Barcelona’s problem is not that it currently lacks parks. Its Parc de Collserola, which extends out from its western suburbs, covers a vast 80 square kilometres. The problem is that its green space is very unevenly distributed. Almost all of Barcelona’s larger parks are on the slopes rising up to the modest mountain range that backs the city. This works well as a weekend getaway and general backdrop, but they’re far from the city’s centers of activity.

In its core, Barcelona is built up more or less to the last square inch, with a network of historic streets and alleys supporting a population density greater than Manhattan’s. This area’s sea of buildings is sometimes softened with avenues of trees, small gardens, and one modest but beautiful park—but it can still feel heavy-aired and claustrophobic on Barcelona’s many hot days.

View from the Parc dels Tres Turons, located in the hills behind Barcelona’s city center. (Ajuntament de Barcelona)

This imbalance may partly contribute to major differences in temperature between the city’s center and its periphery. Temperatures are typically up to 7 degrees Celsius (11 degrees Fahrenheit) higher in the old town than in the city’s greener, higher suburbs. Cities on the Iberian peninsula have always adapted carefully to intense summer heat. Streets stay narrow to provide shade, while south-facing windows often stay covered with awnings and shutters in the hotter months to keep interiors cool without automatic resort to air conditioning. Still, in a city where summer highs already regularly reach above 90 degrees Fahrenheit, climate change will see Barcelona only get warmer, drier and potentially more uncomfortable. Plans to green the city are thus not merely about creating a more pleasant-looking urban environment—they’re an essential step toward ensuring that inner Barcelona stays liveable in summer.

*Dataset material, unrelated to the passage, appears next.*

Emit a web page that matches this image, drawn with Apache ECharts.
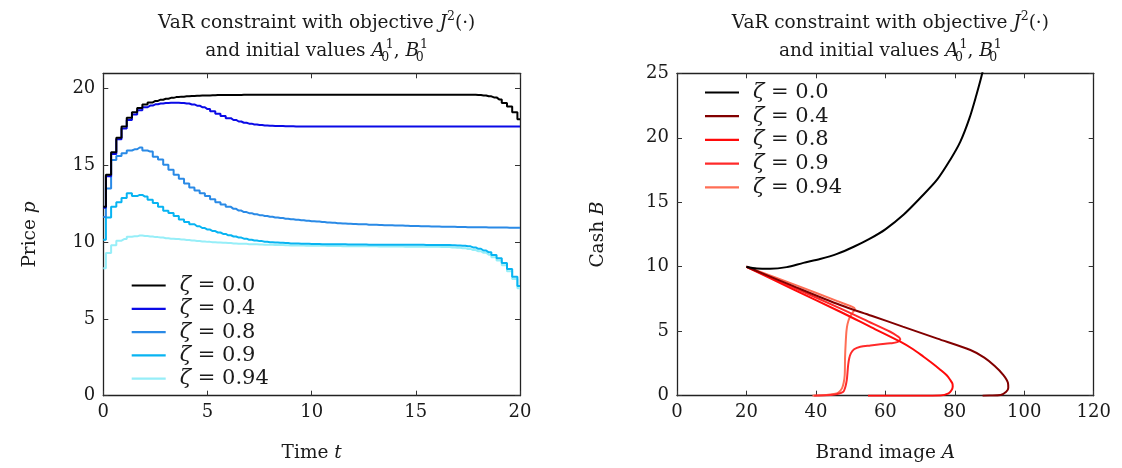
<!DOCTYPE html>
<html><head><meta charset="utf-8">
<script src="https://cdn.jsdelivr.net/npm/echarts@6/dist/echarts.min.js"></script>
<style>html,body{margin:0;padding:0;background:#fff}#c{width:1122px;height:468px}</style>
</head><body><div id="c"></div>
<script>
// ---- Left panel: price p over time t (step series, dt = 0.25) ----
const T = [0,0.25,0.5,0.75,1,1.25,1.5,1.75,2,2.25,2.5,2.75,3,3.25,3.5,3.75,4,4.25,4.5,4.75,5,5.25,5.5,5.75,6,6.25,6.5,6.75,7,7.25,7.5,7.75,8,8.25,8.5,8.75,9,9.25,9.5,9.75,10,10.25,10.5,10.75,11,11.25,11.5,11.75,12,12.25,12.5,12.75,13,13.25,13.5,13.75,14,14.25,14.5,14.75,15,15.25,15.5,15.75,16,16.25,16.5,16.75,17,17.25,17.5,17.75,18,18.25,18.5,18.75,19,19.25,19.5,19.75,20];
const P00 = [12.3,14.4,15.86,16.8,17.53,18.1,18.46,18.74,18.96,19.1,
  19.2,19.28,19.34,19.4,19.45,19.48,19.5,19.52,19.54,19.55,
  19.56,19.57,19.58,19.58,19.59,19.59,19.59,19.6,19.6,19.6,
  19.6,19.6,19.6,19.6,19.6,19.6,19.6,19.6,19.6,19.6,
  19.6,19.6,19.6,19.6,19.6,19.6,19.6,19.6,19.6,19.6,
  19.6,19.6,19.6,19.6,19.6,19.6,19.6,19.6,19.6,19.6,
  19.6,19.6,19.6,19.61,19.61,19.61,19.61,19.61,19.61,19.61,
  19.6,19.6,19.58,19.55,19.5,19.43,19.3,19.07,18.83,18.46,
  18.0];
const P04 = [12.25,14.3,15.75,16.7,17.4,17.95,18.32,18.6,18.79,18.9,
  18.98,19.03,19.06,19.08,19.08,19.07,19.03,18.97,18.89,18.79,
  18.67,18.52,18.37,18.22,18.08,17.96,17.86,17.78,17.72,17.67,
  17.63,17.6,17.58,17.57,17.56,17.55,17.55,17.54,17.54,17.54,
  17.54,17.54,17.54,17.54,17.54,17.54,17.54,17.54,17.54,17.54,
  17.53,17.53,17.53,17.53,17.53,17.53,17.53,17.53,17.53,17.53,
  17.53,17.53,17.53,17.53,17.53,17.53,17.53,17.53,17.53,17.53,
  17.53,17.53,17.53,17.53,17.53,17.53,17.53,17.53,17.53,17.53,
  17.53];
const P08 = [11.64,13.5,15.35,15.62,15.8,15.97,16.05,16.17,15.97,15.9,
  15.56,15.38,15.05,14.72,14.4,14.13,13.82,13.56,13.36,13.18,
  13.0,12.8,12.6,12.45,12.3,12.17,12.06,11.96,11.89,11.82,
  11.76,11.71,11.66,11.61,11.57,11.53,11.49,11.46,11.43,11.4,
  11.37,11.34,11.31,11.28,11.26,11.24,11.22,11.2,11.19,11.17,
  11.16,11.14,11.13,11.12,11.11,11.1,11.09,11.08,11.07,11.06,
  11.05,11.04,11.03,11.02,11.02,11.01,11.0,11.0,10.99,10.99,
  10.98,10.98,10.97,10.97,10.96,10.96,10.95,10.95,10.94,10.94,
  10.94];
const P09 = [10.15,11.6,12.3,12.6,12.88,13.18,13.0,13.08,12.97,12.77,
  12.55,12.3,12.05,11.9,11.7,11.48,11.32,11.17,11.04,10.92,
  10.82,10.72,10.63,10.54,10.45,10.37,10.3,10.23,10.16,10.11,
  10.07,10.03,10.0,9.98,9.96,9.94,9.92,9.91,9.9,9.89,
  9.88,9.88,9.87,9.87,9.86,9.86,9.86,9.85,9.85,9.85,
  9.85,9.84,9.84,9.84,9.84,9.84,9.84,9.83,9.83,9.83,
  9.83,9.83,9.82,9.82,9.82,9.81,9.81,9.8,9.79,9.77,
  9.73,9.66,9.57,9.46,9.34,9.17,8.95,8.65,8.25,7.75,
  7.15];
const P94 = [8.3,9.3,9.8,10.1,10.2,10.36,10.38,10.43,10.4,10.37,
  10.33,10.3,10.26,10.23,10.2,10.17,10.14,10.11,10.08,10.05,
  10.02,10.0,9.98,9.96,9.94,9.92,9.9,9.89,9.87,9.86,
  9.85,9.84,9.83,9.82,9.81,9.8,9.79,9.79,9.78,9.77,
  9.77,9.76,9.76,9.75,9.75,9.75,9.74,9.74,9.74,9.73,
  9.73,9.73,9.73,9.72,9.72,9.72,9.72,9.72,9.71,9.71,
  9.71,9.71,9.7,9.7,9.7,9.69,9.68,9.66,9.64,9.61,
  9.56,9.49,9.41,9.31,9.18,9.02,8.8,8.5,8.1,7.6,
  7.0];

// ---- Right panel: trajectories (brand image A, cash B) ----
const A00 = [20,23,26.8,31.6,36.4,41.2,46.1,50.9,55.7,60,65.3,70.1,74.9,78.7,81.6,84.2,86.2,87.9,89.0];
const B00 = [10,9.86,9.84,9.97,10.3,10.6,11.0,11.55,12.2,12.9,14.05,15.35,16.75,18.3,19.7,21.5,23.3,25,26.5];
const A04 = [20,33,47,56,65,75,84.5,88.5,91.5,94,95.3,95.4,94.8,93.2,90,88];
const B04 = [10,8.55,7.03,6.2,5.36,4.43,3.54,2.95,2.3,1.6,1.0,0.6,0.3,0.06,0.01,0];
const A08 = [20,33,47,56,64.3,68,71,73.6,75.9,77.6,78.7,79.3,79.4,79,78.2,75.9,70,65,60,55];
const B08 = [10,8.3,6.51,5.3,4.19,3.6,3.02,2.5,2.0,1.6,1.22,0.95,0.7,0.4,0.18,0.02,0,0,0,0];
const A09 = [20,33,47,55,61.4,63.3,64.3,63.4,61.4,58,55.7,52.8,51,50.1,49.6,49.3,49.1,48.9,48.5,47.9,46,44.1,41.5,39.5];
const B09 = [10,8.45,6.77,5.77,4.96,4.65,4.4,4.15,4.06,3.97,3.9,3.8,3.6,3.3,2.9,2.4,1.8,1.22,0.7,0.31,0.12,0.05,0.01,0];
const A94 = [20,35,46,49.5,51.0,51.2,50.6,49.7,49.1,48.8,48.6,48.4,48.3,48.0,47.5,46.5,45.1,43,40.5,39];
const B94 = [10,8.5,7.35,7.0,6.82,6.7,6.45,6.05,5.55,5.0,4.2,3.0,1.6,1.0,0.57,0.25,0.13,0.05,0.01,0];

const ZETA = ['0.0','0.4','0.8','0.9','0.94'];
const LEFT_COLORS = ['#000000','#0a0ae6','#2a8ae6','#08b4f2','#96eef8'];
const RIGHT_COLORS = ['#000000','#820000','#ff0a0a','#ff2a2a','#ff6e55'];
const X1_TICKS = {min:0,max:20,interval:5};
const Y1_TICKS = {min:0,max:21,interval:5};
const X2_TICKS = {min:0,max:120,interval:20};
const Y2_TICKS = {min:0,max:25,interval:5};

const FF = 'DejaVu Serif';
const TXT = '#1a1a1a';
const chart = echarts.init(document.getElementById('c'));

function titleRich(){
  return {
    n:{fontFamily:FF,fontSize:18.5,fontWeight:'normal',color:TXT,lineHeight:26},
    i:{fontFamily:FF,fontSize:18.5,fontWeight:'normal',fontStyle:'italic',color:TXT,lineHeight:26},
    sp:{fontFamily:FF,fontSize:12.5,fontWeight:'normal',color:TXT,verticalAlign:'top',lineHeight:15},
    sb:{fontFamily:FF,fontSize:12.5,fontWeight:'normal',color:TXT,verticalAlign:'bottom',lineHeight:13,width:1,align:'left'}
  };
}
const L1 = '{n|VaR constraint with objective }{i|J}{sp|2}{n|(·)}';
const L2 = '{n|and initial values }{i|A}{sb|0}{sp|1}{n|, }{i|B}{sb|0}{sp|1}';

const LEFT_X = 103.3, RIGHT_X = 677, GW = 416.7, GT = 73.3, GH = 322.4;
const c1 = LEFT_X + GW/2, c2 = RIGHT_X + GW/2;

function axisCommon(show){
  return {
    axisLine:{show:true,onZero:false,lineStyle:{color:'#222',width:1.3}},
    axisTick:{show:true,inside:true,length:5,lineStyle:{color:'#333',width:1}},
    splitLine:{show:false},
    axisLabel:{show:show,fontFamily:FF,fontSize:18,color:TXT,margin:8},
    z:3
  };
}
const nameRich = {
  n:{fontFamily:FF,fontSize:18.5,color:TXT},
  i:{fontFamily:FF,fontSize:18.5,fontStyle:'italic',color:TXT}
};

function leftSeries(vals, k){
  return {
    name:'L'+k, type:'line', xAxisIndex:0, yAxisIndex:0,
    data:T.map((t,i)=>[t, vals[i]]),
    step:'middle', symbol:'none', animation:false,
    lineStyle:{color:LEFT_COLORS[k],width:2}, itemStyle:{color:LEFT_COLORS[k]}
  };
}
function rightSeries(a, b, k){
  return {
    name:'R'+k, type:'line', xAxisIndex:2, yAxisIndex:2,
    data:a.map((v,i)=>[v, b[i]]),
    smooth:0.3, symbol:'none', animation:false,
    lineStyle:{color:RIGHT_COLORS[k],width:2}, itemStyle:{color:RIGHT_COLORS[k]}
  };
}
const legendRich = {
  i:{fontFamily:FF,fontSize:21,fontStyle:'italic',color:TXT,lineHeight:22,padding:[0,0,0,9]},
  n:{fontFamily:FF,fontSize:21,color:TXT,lineHeight:22}
};
function legendFmt(name){ return '{i|ζ}{n| = ' + ZETA[+name.slice(1)] + '}'; }

const option = {
  backgroundColor:'#ffffff',
  animation:false,
  title:[
    {text:L1,left:c1,top:5,textAlign:'center',textStyle:{fontWeight:'normal',rich:titleRich()}},
    {text:L2,left:c1,top:33,textAlign:'center',textStyle:{fontWeight:'normal',rich:titleRich()}},
    {text:L1,left:c2,top:5,textAlign:'center',textStyle:{fontWeight:'normal',rich:titleRich()}},
    {text:L2,left:c2,top:33,textAlign:'center',textStyle:{fontWeight:'normal',rich:titleRich()}}
  ],
  grid:[
    {left:LEFT_X,top:GT,width:GW,height:GH},
    {left:RIGHT_X,top:GT,width:GW,height:GH}
  ],
  legend:[
    {orient:'vertical',left:131.7,top:275,padding:0,icon:'rect',itemWidth:34,itemHeight:2.2,itemGap:2.3,
     data:['L0','L1','L2','L3','L4'],formatter:legendFmt,textStyle:{rich:legendRich},selectedMode:false},
    {orient:'vertical',left:705,top:82,padding:0,icon:'rect',itemWidth:34,itemHeight:2.2,itemGap:2.7,
     data:['R0','R1','R2','R3','R4'],formatter:legendFmt,textStyle:{rich:legendRich},selectedMode:false}
  ],
  xAxis:[
    Object.assign({gridIndex:0,type:'value',position:'bottom',...X1_TICKS,
      name:'{n|Time }{i|t}',nameLocation:'middle',nameGap:48,nameTextStyle:{rich:nameRich}},axisCommon(true)),
    Object.assign({gridIndex:0,type:'value',position:'top',...X1_TICKS},axisCommon(false)),
    Object.assign({gridIndex:1,type:'value',position:'bottom',...X2_TICKS,
      name:'{n|Brand image }{i|A}',nameLocation:'middle',nameGap:48,nameTextStyle:{rich:nameRich}},axisCommon(true)),
    Object.assign({gridIndex:1,type:'value',position:'top',...X2_TICKS},axisCommon(false))
  ],
  yAxis:[
    Object.assign({gridIndex:0,type:'value',position:'left',...Y1_TICKS,
      name:'{n|Price }{i|p}',nameLocation:'middle',nameGap:64,nameTextStyle:{rich:nameRich}},axisCommon(true)),
    Object.assign({gridIndex:0,type:'value',position:'right',...Y1_TICKS},axisCommon(false)),
    Object.assign({gridIndex:1,type:'value',position:'left',...Y2_TICKS,
      name:'{n|Cash }{i|B}',nameLocation:'middle',nameGap:69,nameTextStyle:{rich:nameRich}},axisCommon(true)),
    Object.assign({gridIndex:1,type:'value',position:'right',...Y2_TICKS},axisCommon(false))
  ],
  series:[
    leftSeries(P94,4), leftSeries(P09,3), leftSeries(P08,2), leftSeries(P04,1), leftSeries(P00,0),
    rightSeries(A94,B94,4), rightSeries(A09,B09,3), rightSeries(A08,B08,2), rightSeries(A04,B04,1), rightSeries(A00,B00,0)
  ]
};
option.yAxis[0].axisLabel.showMaxLabel = false;
chart.setOption(option);
</script></body></html>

No major park can be carved out of an environment this densely built, but the city nonetheless plans to transform its core into a blooming mosaic of plants and leaf cover. The city has found space for five new gardens, which will ultimately be linked up to existing open spaces with lush new corridors of greenery that will create a seamless habitat for urban fauna. Green roofs will soften the sun’s glare, creepers will extend across bare walls, and temporary gardens will squat on sites waiting for construction, cooling and freshening their surroundings.

Barcelona’s green corridor network as it will appear when complete. The dark green land in the top left is the Parc de Collserola, which stretches from the city far out into the surrounding region. (Ajuntament de Barcelona)   

The five new gardens, many of which are already under construction, are a lesson in finding space where there doesn’t appear to be any. The largest one will spring up around a major city square; the land used to belong to road traffic, but those cars are now being diverted into nearby tunnels. A small park was already created at Plaça de les Glòries Catalanes, and by burying elevated roads that currently criss-cross the space, the city has found a way to greatly extend it and make the resulting oasis much calmer.

Another green space will be made—controversially—by clearing away a large courtyard block in the city center that is currently partially filled by squatted, single-story 1920s workshops. A third public space will be created by opening the lush, mature 7.5-acre garden of a newly created house museum to the public. A fourth parkwill be opened on what is currently a small, scrappy piece of ex-industrial semi wasteland in the hinterlands behind the city’s main container port, and a fifth will be created as part of a long-stalled but newly revived redevelopment of an outlying barracks.

An already constructed interior courtyard garden in the Example District. (Ajuntament de Barcelona)

Arguably the biggest change isn’t from the parks, but from the policies designed to connect green spaces into one leafy network. Ten large interior courtyards in Barcelona’s Eixample district will be planted with trees, while 10 city squares will get parking restrictions that allow for more plantable area. New or enlarged avenues of trees will thread this network together along major streets with surfaces that are more permeable to rain, so that birds and insects can spread across a seamless habitat.

If Barcelona seems especially keen on these corridors, it’s partly because they have already been tried and proved a success. In 2000, the city opened a long, slender park along the banks of the river Besós, a formerly filthy stream passing through industrial lands in the city’s northeast. Since being cleaned up and partly reopened to the public (some areas are protected wetlands), the river banks (viewable here) have thrived with plants suited to brackish water while the river itself is now alive once more with eels, frogs, and terrapins.

How the green corridors could look at ground level.Ajuntament de Barcelona

Back in town, the city is also stumping up a lot of cash to promote green roofs. The city has just called for applications for 50 bursaries of €1,500 to create greening plans for roofs across the city. The top 10 of these submissions will be eligible for grants of up to €100,000 per roof, while elsewhere the city will get new bird and bat boxes, rooftop hives, and insect hotels. Creeper will also be planted and trained across bare walls.

Taken individually, all these microprojects are tiny drops in the bucket. Together they will work to form a flood, creating a future Barcelona that is greener, fresher, more sustainable, and more humane.